**GIVEN MATERIAL:**
..............................
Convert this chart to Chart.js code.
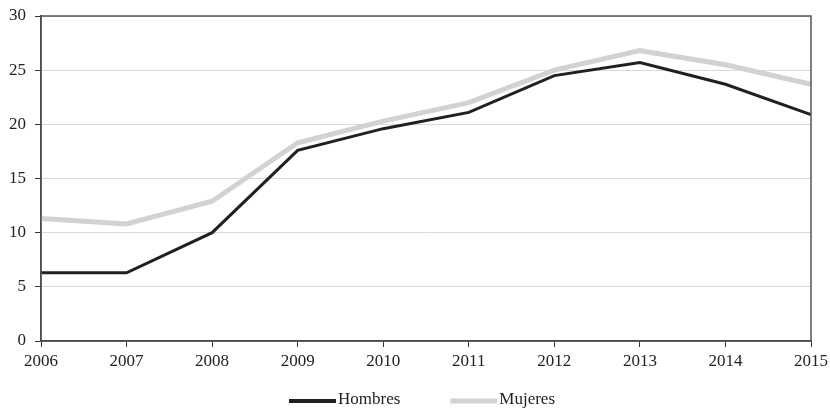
<!DOCTYPE html>
<html>
<head>
<meta charset="utf-8">
<script src="https://cdn.jsdelivr.net/npm/chart.js@4/dist/chart.umd.min.js"></script>
<style>
  html, body { margin: 0; padding: 0; background: #fff; }
  #wrap { width: 830px; height: 413px; position: relative; }
</style>
</head>
<body>
<div id="wrap"><canvas id="grafico"></canvas></div>
<script>
const years = ['2006', '2007', '2008', '2009', '2010', '2011', '2012', '2013', '2014', '2015'];
const hombres = [6.3, 6.3, 10.0, 17.6, 19.6, 21.1, 24.5, 25.7, 23.7, 20.9];
const mujeres = [11.3, 10.8, 12.9, 18.3, 20.3, 22.0, 25.0, 26.8, 25.5, 23.7];
const yTicks = [0, 5, 10, 15, 20, 25, 30];

const familia = "'Liberation Serif', 'DejaVu Serif', serif";
const fuente = { family: familia, size: 17 };

// marco del area del grafico (arriba y derecha)
const marco = {
  id: 'marco',
  afterDatasetsDraw(chart) {
    const { ctx, chartArea: a } = chart;
    ctx.save();
    ctx.strokeStyle = '#555';
    ctx.lineWidth = 1.5;
    ctx.strokeRect(a.left, a.top, a.right - a.left, a.bottom - a.top);
    ctx.restore();
  }
};

// leyenda abajo: linea larga pegada al texto
const leyenda = {
  id: 'leyenda',
  afterDraw(chart) {
    const { ctx, chartArea: a } = chart;
    const sets = chart.data.datasets;
    const largo = 47, gap = 2, sep = 50, y = 400;
    ctx.save();
    ctx.font = '17px ' + familia;
    const anchos = sets.map(ds => ctx.measureText(ds.label).width);
    let total = 0;
    anchos.forEach((w, i) => { total += largo + gap + w + (i < anchos.length - 1 ? sep : 0); });
    let x = (a.left + a.right) / 2 - total / 2 - 4;
    sets.forEach((ds, i) => {
      ctx.strokeStyle = ds.borderColor;
      ctx.lineWidth = ds.legendWidth;
      ctx.beginPath();
      ctx.moveTo(x, y + 1);
      ctx.lineTo(x + largo, y + 1);
      ctx.stroke();
      ctx.fillStyle = '#222';
      ctx.textBaseline = 'middle';
      ctx.fillText(ds.label, x + largo + gap, y);
      x += largo + gap + anchos[i] + sep;
    });
    ctx.restore();
  }
};

const ctx = document.getElementById('grafico').getContext('2d');
new Chart(ctx, {
  type: 'line',
  data: {
    labels: years,
    datasets: [
      {
        label: 'Hombres',
        data: hombres,
        borderColor: '#231f20',
        borderWidth: 3,
        legendWidth: 4,
        pointRadius: 0,
        tension: 0,
        order: 1
      },
      {
        label: 'Mujeres',
        data: mujeres,
        borderColor: '#d2d2d2',
        borderWidth: 5,
        legendWidth: 5,
        pointRadius: 0,
        tension: 0,
        order: 2
      }
    ]
  },
  options: {
    responsive: true,
    maintainAspectRatio: false,
    animation: false,
    layout: { padding: { top: 16, right: 19, left: 0, bottom: 42 } },
    plugins: {
      tooltip: { enabled: false },
      legend: { display: false }
    },
    scales: {
      x: {
        offset: false,
        afterFit(axis) { axis.height = 30; axis.paddingLeft = 0; axis.paddingRight = 0; },
        grid: { drawOnChartArea: false, drawTicks: true, tickLength: 6, color: '#333' },
        border: { color: '#333', width: 1.5 },
        ticks: { font: fuente, color: '#222', maxRotation: 0, padding: 4 }
      },
      y: {
        min: 0,
        max: 30,
        afterBuildTicks(axis) { axis.ticks = yTicks.map(v => ({ value: v })); },
        afterFit(axis) { axis.width = 41; axis.paddingTop = 0; axis.paddingBottom = 0; },
        grid: { color: '#d9d9d9', lineWidth: 1, tickColor: '#333', tickLength: 6 },
        border: { color: '#333', width: 1.5 },
        ticks: { font: fuente, color: '#222', padding: 9 }
      }
    }
  },
  plugins: [marco, leyenda]
});
</script>
</body>
</html>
..............................
**GIVEN INSTRUCTION:** Leave the pictures out and please restate exactly the lines running from the start of the material through the one with "familia, size: 17".

**REPLY TO THE TASK:**
Convert this chart to Chart.js code.
<!DOCTYPE html>
<html>
<head>
<meta charset="utf-8">
<script src="https://cdn.jsdelivr.net/npm/chart.js@4/dist/chart.umd.min.js"></script>
<style>
  html, body { margin: 0; padding: 0; background: #fff; }
  #wrap { width: 830px; height: 413px; position: relative; }
</style>
</head>
<body>
<div id="wrap"><canvas id="grafico"></canvas></div>
<script>
const years = ['2006', '2007', '2008', '2009', '2010', '2011', '2012', '2013', '2014', '2015'];
const hombres = [6.3, 6.3, 10.0, 17.6, 19.6, 21.1, 24.5, 25.7, 23.7, 20.9];
const mujeres = [11.3, 10.8, 12.9, 18.3, 20.3, 22.0, 25.0, 26.8, 25.5, 23.7];
const yTicks = [0, 5, 10, 15, 20, 25, 30];

const familia = "'Liberation Serif', 'DejaVu Serif', serif";
const fuente = { family: familia, size: 17 };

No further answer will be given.